İki binli yıllarla birlikte İslami camianın marşlarla artık seksenlerde ve doksanlarda olduğu kadar heyecanlanmamasının esasında müzikaliteden çok, söz konusu vasatın etkili olduğunu söylememiz mümkündür. Zira Ömer Karaoğlu, “Nerede o eski marşlar? Artık eskisi gibi marşlar yapamıyorsunuz.” itirazını “Nerede o eski sen?” olarak cevaplamaktadır. Zira ona göre kendilerine artık muhatap oldukları İslami camia marş/ezgi ürettirmemektedir.

Bu anlamda 1980 sonrası İslamcılığı, İslamcıların ürettiği müzik üzerinden bir okuma ile değerlendirdiğimizde “Neden seksen öncesi tartışılan bir konu olan müzik, seksen sonrasında kendisine ihtiyaç duyulan bir alan olmuştur? Ve neden bugün ezgiler, İslamcı camianın bir nostaljisi olmaktan öteye gidememektedir?” sorularına vereceğimiz cevap, hali pür melali de ortaya koyacaktır. Son kertede seksenli yılların aksiyoner ve idealist İslam anlayışı etrafında bir anda parlayan marşlar, iki binli yıllarla birlikte kendi yolunu mutlaklaştıran bencil ve bireyselci İslam anlayışı ile yavaş yavaş sönmeye başlamış; iki binli yılların tüketim kültürü içerisinde İslamcı müzik de metalaşma eğilimi göstermeye başlamıştır.

Kaynaklar

Anderson, B. (1995). Hayali Cemaatler Milliyetçiliğin Kökenleri ve Yayılması (İ. Savaşır, Çev) İstanbul: Metis Yayınları.

Birekul, M. (2015). “Toplumsal Hareketler ve Müzik: Söylemden Harekete Marşlar, Ezgiler”, Sosyoloji Divanı, 5:1, 87-118.

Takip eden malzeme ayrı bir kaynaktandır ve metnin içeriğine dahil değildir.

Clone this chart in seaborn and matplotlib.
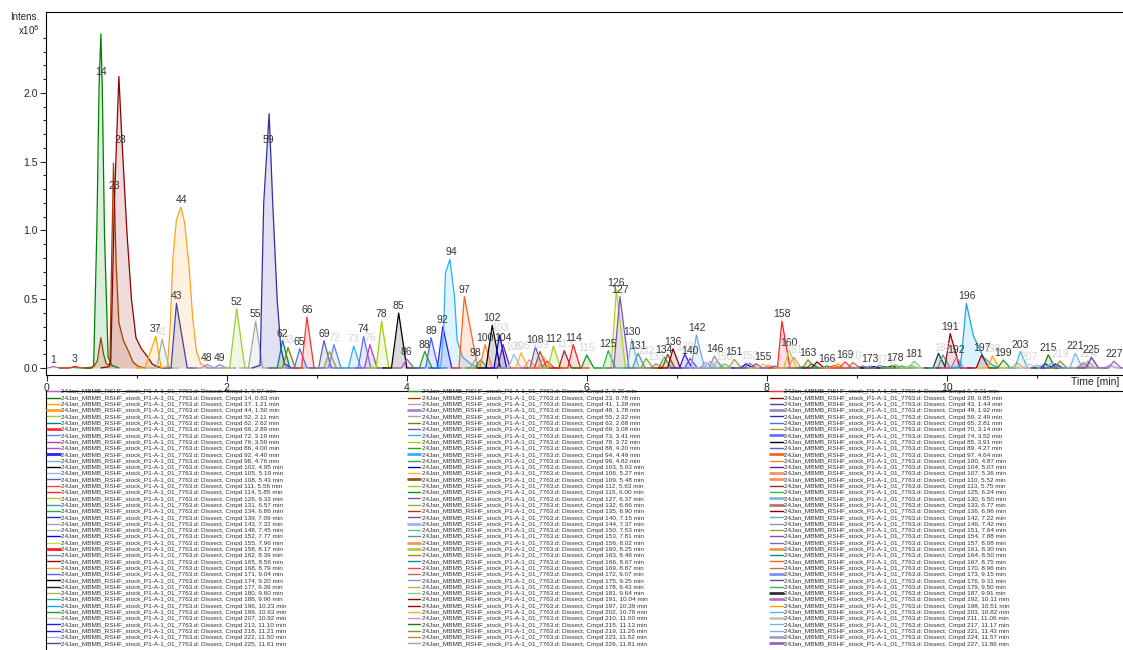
import numpy as np
import pandas as pd
import matplotlib
matplotlib.use("Agg")
import matplotlib.pyplot as plt
from matplotlib.lines import Line2D
import seaborn as sns

# compounds in the dissect result: number, retention time (min), apex intensity (x10^6), colour
cmpd = [1, 2, 3, 14, 23, 28, 37, 41, 43, 44,
        48, 49, 52, 55, 59, 62, 63, 65, 66, 69,
        70, 72, 73, 74, 76, 78, 85, 86, 88, 89,
        92, 94, 97, 98, 99, 100, 102, 103, 104, 105,
        106, 107, 108, 109, 110, 111, 112, 113, 114, 115,
        125, 126, 127, 130, 131, 132, 133, 134, 135, 136,
        139, 140, 142, 143, 144, 146, 148, 150, 151, 152,
        153, 154, 155, 156, 157, 158, 160, 161, 162, 163,
        164, 165, 166, 167, 168, 169, 170, 171, 172, 173,
        174, 175, 176, 177, 178, 179, 180, 181, 187, 188,
        191, 192, 196, 197, 198, 199, 202, 203, 207, 210,
        211, 213, 215, 217, 218, 219, 221, 222, 223, 224,
        225, 226, 227]
rt = [0.07, 0.29, 0.31, 0.63, 0.78, 0.85, 1.21, 1.28, 1.44, 1.50,
      1.78, 1.92, 2.11, 2.32, 2.49, 2.62, 2.68, 2.81, 2.89, 3.08,
      3.14, 3.19, 3.41, 3.52, 3.59, 3.72, 3.91, 4.00, 4.20, 4.27,
      4.40, 4.49, 4.64, 4.76, 4.82, 4.87, 4.95, 5.03, 5.07, 5.19,
      5.27, 5.36, 5.43, 5.48, 5.52, 5.56, 5.63, 5.75, 5.85, 6.00,
      6.24, 6.33, 6.37, 6.50, 6.57, 6.66, 6.77, 6.86, 6.90, 6.96,
      7.09, 7.15, 7.22, 7.32, 7.37, 7.42, 7.45, 7.53, 7.64, 7.77,
      7.81, 7.88, 7.96, 8.02, 8.08, 8.17, 8.25, 8.30, 8.39, 8.46,
      8.50, 8.56, 8.67, 8.75, 8.79, 8.87, 8.96, 9.04, 9.07, 9.15,
      9.20, 9.25, 9.31, 9.39, 9.43, 9.50, 9.60, 9.64, 9.91, 9.96,
      10.04, 10.11, 10.23, 10.39, 10.51, 10.63, 10.78, 10.82, 10.92, 11.00,
      11.06, 11.10, 11.13, 11.17, 11.21, 11.26, 11.43, 11.50, 11.52, 11.57,
      11.61, 11.81, 11.86]
apex = [0.01, 0.005, 0.012, 2.43, 1.49, 2.12, 0.23, 0.21, 0.47, 1.17,
        0.025, 0.025, 0.43, 0.34, 1.85, 0.20, 0.15, 0.14, 0.37, 0.20,
        0.12, 0.17, 0.16, 0.23, 0.17, 0.34, 0.40, 0.065, 0.12, 0.22,
        0.30, 0.79, 0.52, 0.06, 0.06, 0.17, 0.31, 0.24, 0.17, 0.10,
        0.11, 0.06, 0.155, 0.12, 0.08, 0.05, 0.16, 0.126, 0.17, 0.095,
        0.126, 0.57, 0.52, 0.21, 0.107, 0.07, 0.03, 0.08, 0.10, 0.14,
        0.10, 0.07, 0.24, 0.04, 0.05, 0.087, 0.05, 0.03, 0.063, 0.03,
        0.035, 0.03, 0.03, 0.02, 0.015, 0.34, 0.13, 0.08, 0.01, 0.06,
        0.03, 0.045, 0.015, 0.02, 0.03, 0.045, 0.04, 0.01, 0.015, 0.015,
        0.01, 0.02, 0.01, 0.015, 0.025, 0.015, 0.02, 0.05, 0.107, 0.095,
        0.25, 0.08, 0.47, 0.095, 0.087, 0.058, 0.04, 0.12, 0.03, 0.02,
        0.03, 0.03, 0.095, 0.04, 0.03, 0.05, 0.107, 0.03, 0.04, 0.05,
        0.078, 0.02, 0.05]
colors = ["#c060c0", "#20a020", "#ff3030", "#008000", "#a04000", "#900000", "#ffa500", "#a0b0a0", "#4040b0", "#ffa020",
          "#b080d0", "#9090c0", "#9acd32", "#a0a8a0", "#3030a0", "#008080", "#808000", "#4070ff", "#ff3030", "#6060b0",
          "#a0a040", "#6080ff", "#30b0f0", "#6070ff", "#b040b0", "#a0d000", "#000000", "#b050c0", "#20a020", "#4060ff",
          "#2020ff", "#30b0f0", "#ff6020", "#80b0d0", "#40a040", "#ff8020", "#000000", "#0000e0", "#6020a0", "#90c0e0",
          "#ffb040", "#ff9060", "#6060b0", "#a05020", "#ff9060", "#ff4040", "#a0d020", "#a02020", "#ff2020", "#109010",
          "#20c040", "#b0d020", "#8050c0", "#80b8e0", "#40a0a0", "#a0a040", "#c07070", "#20b040", "#a04000", "#800000",
          "#2020ff", "#8040c0", "#70a8e0", "#a0a0c8", "#a0b0ff", "#9090b0", "#a0b0a0", "#60c080", "#a0a040", "#0000ff",
          "#808080", "#a040a0", "#c0e040", "#ff9060", "#7070c0", "#ff2020", "#b0d040", "#ff9050", "#8080a0", "#909000",
          "#009080", "#a00000", "#009090", "#ff6020", "#ffa020", "#ff4040", "#c07040", "#6060ff", "#b07050", "#8090f0",
          "#000000", "#70a0d0", "#605090", "#202020", "#a0c040", "#40b060", "#b0b060", "#80d090", "#303030", "#40a0a0",
          "#900000", "#c070c0", "#10a8e8", "#900000", "#ffa000", "#20a020", "#ffb030", "#40b8f0", "#c0d0c0", "#d090d0",
          "#c0c8c0", "#2020ff", "#108010", "#80b0e0", "#2020e0", "#909020", "#80b0e0", "#b0b0d0", "#c08060", "#a0a0c8",
          "#6040a0", "#a0a0e0", "#a060c0"]

# traced outlines of the big peaks (time, intensity x10^6)
t14 = [0.42, 0.50, 0.52, 0.555, 0.58, 0.60, 0.615, 0.64, 0.68, 0.72, 0.80]
y14 = [0, 0, 0.02, 1.0, 2.05, 2.43, 2.05, 0.98, 0.08, 0.02, 0]
t23 = [0.45, 0.52, 0.56, 0.60, 0.63, 0.66, 0.70, 0.72, 0.74, 0.77, 0.80, 0.85, 0.90, 0.96, 1.02, 1.10]
y23 = [0, 0.01, 0.05, 0.22, 0.10, 0.03, 0.02, 0.8, 1.49, 0.75, 0.33, 0.2, 0.13, 0.04, 0.01, 0]
t28 = [0.60, 0.69, 0.71, 0.75, 0.80, 0.83, 0.89, 0.94, 0.99, 1.05, 1.12, 1.17, 1.22, 1.30]
y28 = [0, 0.01, 0.05, 1.2, 2.12, 1.71, 0.98, 0.5, 0.22, 0.14, 0.08, 0.03, 0.01, 0]
t44 = [1.26, 1.34, 1.37, 1.40, 1.44, 1.49, 1.53, 1.58, 1.62, 1.66, 1.71, 1.80]
y44 = [0, 0.01, 0.3, 0.79, 1.08, 1.17, 1.06, 0.74, 0.37, 0.13, 0.03, 0]
t59 = [2.28, 2.37, 2.41, 2.47, 2.51, 2.56, 2.60, 2.64, 2.72]
y59 = [0, 0.02, 1.2, 1.85, 1.2, 0.49, 0.15, 0.03, 0]
t94 = [4.30, 4.38, 4.41, 4.43, 4.48, 4.53, 4.56, 4.62, 4.71, 4.80]
y94 = [0, 0.02, 0.28, 0.69, 0.79, 0.52, 0.2, 0.08, 0.03, 0]
t196 = [10.05, 10.15, 10.17, 10.22, 10.30, 10.41, 10.51, 10.60]
y196 = [0, 0.01, 0.11, 0.47, 0.23, 0.08, 0.02, 0]
profiles = {14: (t14, y14), 23: (t23, y23), 28: (t28, y28), 44: (t44, y44),
            59: (t59, y59), 94: (t94, y94), 196: (t196, y196)}

# peak half widths at the base (left, right) where they differ from a plain narrow peak
widths = {37: (0.12, 0.06), 43: (0.06, 0.12), 52: (0.08, 0.09), 55: (0.08, 0.08),
          97: (0.06, 0.15), 126: (0.06, 0.1), 127: (0.07, 0.1), 85: (0.08, 0.09),
          158: (0.05, 0.09), 191: (0.06, 0.11), 102: (0.07, 0.09), 78: (0.06, 0.08),
          66: (0.06, 0.08), 92: (0.06, 0.1), 130: (0.05, 0.08), 142: (0.06, 0.09)}

dark_labels = [1, 3, 14, 23, 28, 37, 43, 44, 48, 49, 52, 55, 59, 62, 65, 66, 69, 74, 78, 85,
               86, 88, 89, 92, 94, 97, 98, 100, 102, 104, 108, 112, 114, 125, 126, 127, 130,
               131, 134, 136, 140, 142, 146, 151, 155, 158, 160, 163, 166, 169, 173, 178,
               181, 191, 192, 196, 197, 199, 203, 215, 221, 225, 227]
faded_labels = [41, 63, 72, 73, 76, 103, 105, 106, 109, 113, 115, 132, 133, 139, 150, 153,
                161, 170, 176, 188, 198, 207, 219, 224]
label_y = {14: 2.15, 23: 1.32, 28: 1.66, 59: 1.66}
thick_legend = [44, 66, 92, 158, 48, 94, 109, 144, 156, 160, 49, 74, 97, 107, 110, 130,
                133, 161, 173, 187, 192, 211, 224, 227]

# build long table of traces
rows = []
for n, r, h in zip(cmpd, rt, apex):
    if n in profiles:
        ts, ys = profiles[n]
    else:
        wl, wr = widths.get(n, (0.06, 0.08))
        ts = [r - wl - 0.1, r - wl, r, r + wr, r + wr + 0.1]
        ys = [0, 0, h, 0, 0]
    for t, y in zip(ts, ys):
        rows.append((n, t, y))
df = pd.DataFrame(rows, columns=["cmpd", "time", "intensity"])
palette = dict(zip(cmpd, colors))

sns.set_style("ticks")
plt.rcParams['font.family'] = ['Liberation Sans', 'DejaVu Sans']

fig = plt.figure(figsize=(11.23, 6.5), dpi=100)
ax = fig.add_axes([46 / 1123, 1 - 375 / 650, 1085 / 1123, 363 / 650])

for n in cmpd:
    g = df[df.cmpd == n]
    ax.fill_between(g.time, g.intensity, color=palette[n], alpha=0.14, lw=0, zorder=1)

sns.lineplot(data=df, x="time", y="intensity", hue="cmpd", hue_order=cmpd, palette=palette,
             estimator=None, sort=False, legend=False, linewidth=0.9, ax=ax, zorder=2)

for n, r, h in zip(cmpd, rt, apex):
    if n in dark_labels or n in faded_labels:
        col = "#333333" if n in dark_labels else "#d4d4d4"
        if n in label_y:
            ax.text(r - 0.03, label_y[n], str(n), ha="center", va="center", fontsize=7.5, color=col, zorder=5)
        else:
            ax.annotate(str(n), (r, h), xytext=(0, 5), textcoords="offset points",
                        ha="center", va="center", fontsize=7.5, color=col, zorder=5)

ax.set_xlim(-0.01, 12.05)
ax.set_ylim(-0.051, 2.589)
ax.set_xticks([0, 2, 4, 6, 8, 10])
ax.set_xticks(np.arange(1, 12, 2), minor=True)
ax.set_yticks([0, 0.5, 1.0, 1.5, 2.0])
ax.set_yticks(np.arange(0, 2.5, 0.1), minor=True)
ax.set_yticklabels(["0.0", "0.5", "1.0", "1.5", "2.0"])
ax.tick_params(axis="both", which="major", direction="out", length=4, width=0.8, labelsize=7.5, pad=2)
ax.tick_params(axis="both", which="minor", direction="out", length=2.5, width=0.8)
ax.set_xlabel("")
ax.set_ylabel("")
for s in ax.spines.values():
    s.set_visible(True)
    s.set_linewidth(0.8)
    s.set_color("black")

fig.text(10 / 1123, 1 - 17 / 650, "Intens.", fontsize=7, va="center", ha="left")
fig.text(18 / 1123, 1 - 30 / 650, r"x10$^6$", fontsize=7, va="center", ha="left")
fig.text(1071 / 1123, 1 - 382 / 650, "Time [min]", fontsize=7.5, va="center", ha="left")

# legend box below the trace panel
lax = fig.add_axes([46 / 1123, -0.02, 1.0, (650 - 391) / 650 + 0.02])
lax.set_xticks([])
lax.set_yticks([])
lax.set_facecolor("none")
for s in lax.spines.values():
    s.set_linewidth(0.8)
    s.set_color("black")

fmt = "24Jan_MBMB_RSHF_stock_P1-A-1_01_7763.d: Dissect, Cmpd {}, {:.2f} min"
entries = sorted(zip(cmpd, rt, colors))
col_x = [47, 407.5, 770]
legends = []
for k in range(3):
    sub = entries[k::3]
    handles = [Line2D([], [], color=c, lw=2.0 if n in thick_legend else 1.0) for n, r, c in sub]
    labels = [fmt.format(n, r) for n, r, c in sub]
    leg = lax.legend(handles, labels, loc="upper left", bbox_to_anchor=(col_x[k] / 1123, 1 - 389 / 650),
                     bbox_transform=fig.transFigure, frameon=False, fontsize=4.6, borderpad=0,
                     borderaxespad=0, handlelength=2.0, handletextpad=0.25, labelspacing=0.13)
    for t in leg.get_texts():
        t.set_color("#333333")
    legends.append(leg)
for leg in legends[:-1]:
    lax.add_artist(leg)

fig.savefig("out.png", dpi=100)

Birekul, M. (2019). “İslamcılığın Müzikle İmtihanı: 1980 Sonrası İslamcı Müzik, Radyolar, Marşlar”, Bir Başka Hayata Karşı”1980 Sonrası İslamcı Dergilerde Meseleler, Kavramlar ve İsimler, Cilt 3: Kültür, Medya, Yaşam,  Editör: Lutfi Sunar, Konya Büyükşehir Belediyesi Kültür Yayınları.

Karaoğlu, Ö. (2011). Sahne Geri(ci)si’nden Bir Vaaz Bir Diyalog. İstanbul: Pınar Yayınları.